Meade was serving a 20-year sentence for firing several shots at law enforcement officers during a high-speed chase while fleeing a traffic stop. He pleaded guilty to aggravated assault, methamphetamine possession, unlawful possession of a firearm by a convicted felon and possession of a shank in jail.

Holloway, who prosecuted Meade in the case, first met him in 2010, when Meade was charged with grand theft and fraud. Meade was sentenced to three to five years in prison, Holloway said. 

At the time, Meade appeared to be “a bright individual” who remained mostly quiet and respectful during court hearings, Holloway said. So when Meade appeared before him again in 2016, he was taken aback by Meade’s white supremacist tattoos. 

“I didn’t think he’d come back with an inkling of violence,” Holloway said. “I just figured he would be in the system for a while.”

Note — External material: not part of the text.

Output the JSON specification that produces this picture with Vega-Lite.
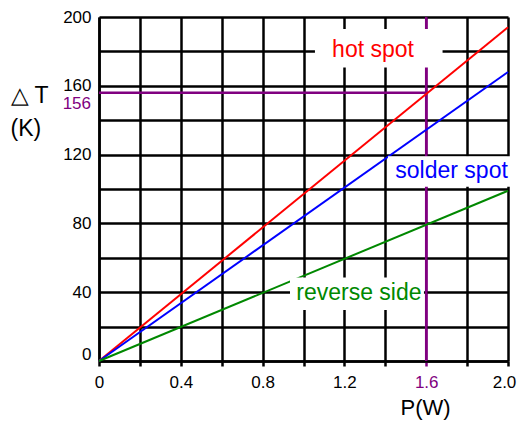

Photos released by Boise police show Meade with face tattoos bearing the numbers 1 and 11 — for A and K, the first and 11th letters of the alphabet, representing Aryan Knights — state Correction Department officials told The Associated Press. The letters were also tattooed on his abdomen.

The Aryan Knights formed in the mid-1990s in the Idaho prison system to organize criminal activity for a select group of white people in custody, according to the U.S. attorney’s office for Idaho.

Meade had been held in administrative segregation, a type of solitary confinement, at the Idaho Maximum Security Institution because officials determined he was a severe security risk, authorities said.

Holloway, who identifies as half-Japanese, said that Meade did not appear to be violent or racist when they first met and that he never made racist comments in court. 

“I’ve been called all sorts of things,” he said. “It tells me I’m doing my job if I get under their skin. But I never got any vibes from Skylar that it bothered him.”